Ketidakpahaman serupa menjadi bahan bakar bagi kritik terhadap upaya perlindungan pada hamparan ini. Kritik yang mendesak penindakan kegiatan ilegal untuk disegerakan. Pada saat yang sama ABT dituntut untuk meniti benang yang halus antara upaya perlindungan kawasan dengan isu hak-hak atas lahan.

Namun dukungan juga banyak diberikan bagi upaya penyelamatan kepingan ekosistem yang rapuh ini. Berbagai lembaga penyandang dana telah berkolaborasi mendukung berbagai program sejak tahun 2010. Mulai dari yayasan yang didirikan oleh aktor Hollywood pemenang Oscar Leonardo Di Caprio Foundation, pebisnis Amerika Laurance S.Rockefeller Fund, hingga Pangeran Kerajaan Monaco Prince Albert II of Monaco Foundation menggalang dananya untuk pelestarian Bukit Tiga Puluh.

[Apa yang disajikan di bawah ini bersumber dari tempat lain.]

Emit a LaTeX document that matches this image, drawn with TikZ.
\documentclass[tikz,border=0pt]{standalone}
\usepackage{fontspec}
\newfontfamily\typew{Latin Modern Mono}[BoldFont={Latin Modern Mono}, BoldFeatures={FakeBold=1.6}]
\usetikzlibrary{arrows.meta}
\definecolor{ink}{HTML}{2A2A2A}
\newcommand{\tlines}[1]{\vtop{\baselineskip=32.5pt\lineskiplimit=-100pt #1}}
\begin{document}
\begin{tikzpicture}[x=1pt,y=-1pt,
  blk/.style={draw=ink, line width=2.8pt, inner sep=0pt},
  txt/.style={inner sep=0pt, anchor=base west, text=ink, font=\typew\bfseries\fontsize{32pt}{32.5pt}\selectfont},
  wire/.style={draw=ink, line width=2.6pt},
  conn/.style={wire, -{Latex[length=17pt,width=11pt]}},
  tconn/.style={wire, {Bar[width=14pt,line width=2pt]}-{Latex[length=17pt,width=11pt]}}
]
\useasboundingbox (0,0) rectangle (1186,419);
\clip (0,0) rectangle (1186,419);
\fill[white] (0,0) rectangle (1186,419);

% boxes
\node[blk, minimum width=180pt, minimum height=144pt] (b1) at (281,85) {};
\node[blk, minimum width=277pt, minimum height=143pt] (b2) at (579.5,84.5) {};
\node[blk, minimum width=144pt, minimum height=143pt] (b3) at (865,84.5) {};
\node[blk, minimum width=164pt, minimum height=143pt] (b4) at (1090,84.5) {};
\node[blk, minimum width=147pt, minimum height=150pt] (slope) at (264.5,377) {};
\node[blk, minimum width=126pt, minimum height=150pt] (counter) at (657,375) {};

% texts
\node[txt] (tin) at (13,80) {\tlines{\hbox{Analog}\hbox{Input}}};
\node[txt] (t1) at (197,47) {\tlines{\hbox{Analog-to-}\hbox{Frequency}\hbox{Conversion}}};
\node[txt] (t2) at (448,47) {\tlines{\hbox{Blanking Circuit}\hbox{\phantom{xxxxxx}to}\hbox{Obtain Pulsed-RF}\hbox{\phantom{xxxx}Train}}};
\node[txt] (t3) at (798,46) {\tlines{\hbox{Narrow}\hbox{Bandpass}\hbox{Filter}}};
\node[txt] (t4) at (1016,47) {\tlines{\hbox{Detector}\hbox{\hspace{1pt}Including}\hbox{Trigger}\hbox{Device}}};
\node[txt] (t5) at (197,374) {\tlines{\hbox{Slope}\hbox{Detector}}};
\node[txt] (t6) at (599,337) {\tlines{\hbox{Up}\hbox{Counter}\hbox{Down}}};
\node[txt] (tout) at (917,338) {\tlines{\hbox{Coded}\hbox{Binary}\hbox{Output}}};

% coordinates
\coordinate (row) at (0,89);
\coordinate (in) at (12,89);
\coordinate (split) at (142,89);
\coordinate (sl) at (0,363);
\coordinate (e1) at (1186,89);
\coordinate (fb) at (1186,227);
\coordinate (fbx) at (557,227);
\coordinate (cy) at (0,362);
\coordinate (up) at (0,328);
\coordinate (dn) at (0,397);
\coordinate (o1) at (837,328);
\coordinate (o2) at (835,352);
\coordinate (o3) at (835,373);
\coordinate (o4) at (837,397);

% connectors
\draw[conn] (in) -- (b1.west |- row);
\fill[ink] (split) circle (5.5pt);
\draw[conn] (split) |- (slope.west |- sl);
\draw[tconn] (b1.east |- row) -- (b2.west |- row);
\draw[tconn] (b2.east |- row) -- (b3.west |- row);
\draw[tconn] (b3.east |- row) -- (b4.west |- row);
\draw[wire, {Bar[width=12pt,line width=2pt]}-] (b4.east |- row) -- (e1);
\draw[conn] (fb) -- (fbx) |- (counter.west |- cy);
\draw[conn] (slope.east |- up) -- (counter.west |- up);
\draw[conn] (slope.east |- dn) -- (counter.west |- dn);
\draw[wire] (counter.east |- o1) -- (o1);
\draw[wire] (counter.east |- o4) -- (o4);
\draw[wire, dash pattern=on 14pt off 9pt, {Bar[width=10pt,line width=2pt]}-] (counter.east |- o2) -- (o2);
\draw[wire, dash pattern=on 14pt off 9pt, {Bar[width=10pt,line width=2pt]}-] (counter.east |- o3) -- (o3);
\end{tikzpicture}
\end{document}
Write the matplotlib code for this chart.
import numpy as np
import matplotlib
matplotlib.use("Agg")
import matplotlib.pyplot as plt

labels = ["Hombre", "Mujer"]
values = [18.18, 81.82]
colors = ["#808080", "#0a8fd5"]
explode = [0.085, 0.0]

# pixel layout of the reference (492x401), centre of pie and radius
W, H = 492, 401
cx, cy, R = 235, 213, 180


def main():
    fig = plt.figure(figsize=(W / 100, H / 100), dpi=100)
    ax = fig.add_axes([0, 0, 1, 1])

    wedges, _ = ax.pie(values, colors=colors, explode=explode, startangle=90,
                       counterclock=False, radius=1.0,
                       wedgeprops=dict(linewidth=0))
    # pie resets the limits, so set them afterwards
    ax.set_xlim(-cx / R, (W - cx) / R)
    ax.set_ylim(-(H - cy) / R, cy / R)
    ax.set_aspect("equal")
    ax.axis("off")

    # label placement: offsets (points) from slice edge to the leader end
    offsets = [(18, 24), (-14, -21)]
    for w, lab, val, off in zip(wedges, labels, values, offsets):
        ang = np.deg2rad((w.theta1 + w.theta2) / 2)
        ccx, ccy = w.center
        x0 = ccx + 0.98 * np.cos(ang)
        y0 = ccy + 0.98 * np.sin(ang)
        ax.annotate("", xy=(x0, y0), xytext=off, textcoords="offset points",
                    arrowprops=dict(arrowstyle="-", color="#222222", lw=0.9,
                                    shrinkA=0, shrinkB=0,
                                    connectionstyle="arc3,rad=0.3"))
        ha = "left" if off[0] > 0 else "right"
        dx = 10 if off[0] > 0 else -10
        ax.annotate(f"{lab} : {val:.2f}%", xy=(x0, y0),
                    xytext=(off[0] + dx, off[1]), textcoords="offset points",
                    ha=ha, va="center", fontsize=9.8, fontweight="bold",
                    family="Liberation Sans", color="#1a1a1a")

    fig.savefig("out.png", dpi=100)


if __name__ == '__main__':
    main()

Selain itu, bank pembangunan Jerman dan berbagai lembaga lain, seperti: Richard and Maureen Chilton, Marshall Field, The Moore Charitable Foundation, Eric and Rae Piesner, serta berbagai donor yang memilih untuk tetap anonim turut memberikan sumbangsih bagi upaya konservasi kawasan ini.